Photographs by Sara Hylton
Text by Laura Parker
Ridding the Ganges of thousands of tons of plastic trash is a complex puzzle. India is starting to put the pieces together.
In the past decade, as the world has awakened to the growing accumulation of plastic debris in our oceans, the efforts to solve the mounting crisis have been numerous, imaginative—and insufficient. By 2040, the amount of plastic flowing annually into the sea is forecast nearly to triple, to 32 million tons a year. That means by the time a baby born this year graduates from high school, there will be, on average, a hundred pounds of plastic trash for every yard of coastline around the globe.
The message from scientists is, it’s not too late to fix it. But it’s past time for small steps.

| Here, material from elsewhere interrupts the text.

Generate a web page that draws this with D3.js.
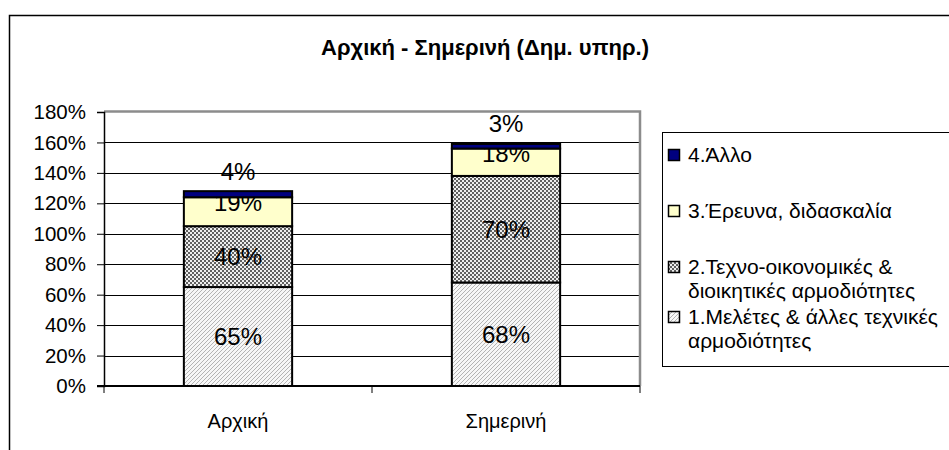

In 2019 the National Geographic Society sponsored a research expedition to the Ganges, which flows across northern India and Bangladesh, through one of the largest and most heavily populated river basins in the world. A team of 40 scientists, engineers, and support staff from India, Bangladesh, the United States, and the United Kingdom traveled the full length of the river twice, before and after the monsoon rains that dramatically swell it. Sampling the river and the land and air around it, and interviewing more than 1,400 residents, the team sought to find out where, why, and what kind of plastic was getting into the Ganges—and from there into the Indian Ocean.